En conclusión, hay un elemento de bonapartismo en el fascismo, ya que ambos elevan el poder estatal por encima de la sociedad, pero el fascismo es un paso más en el nivel de autoritarismo. Un totalitarismo que los regímenes bonapartistas no tienen necesariamente por qué llegar. Por lo cual no nos convence la propuesta de algunos autores -como Enzo Traverso- que definen la actual emergencia populista en Europa como post fascista, al estar relacionado, este populismo, con el regreso de los valores que el fascismo tuvo en cuenta, sugiriendo tanto una continuidad como una transformación.
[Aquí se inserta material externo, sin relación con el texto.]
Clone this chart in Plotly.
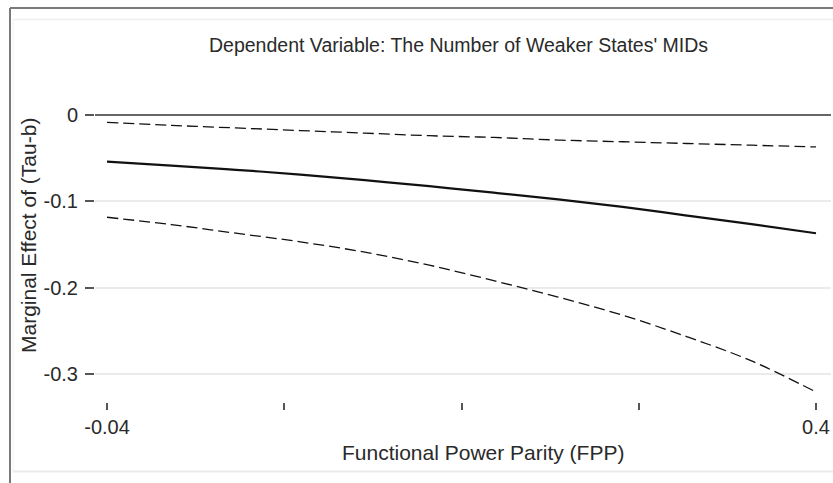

Empero, estos autores, por un lado, no explican claramente qué es lo que continúa y qué es lo que se transforma y por otro, el prefijo “post” tiene una connotación, no transitoria sino superadora de lo anterior. Si hay que hablar de conceptos transitorios nos quedaríamos mejor con la noción marxista de bonapartismo, en versión conservadora, -que como vimos podía derivar o no en fascismo-, reactualizado en su sinónimo contemporáneo, el “populismo de derechas”.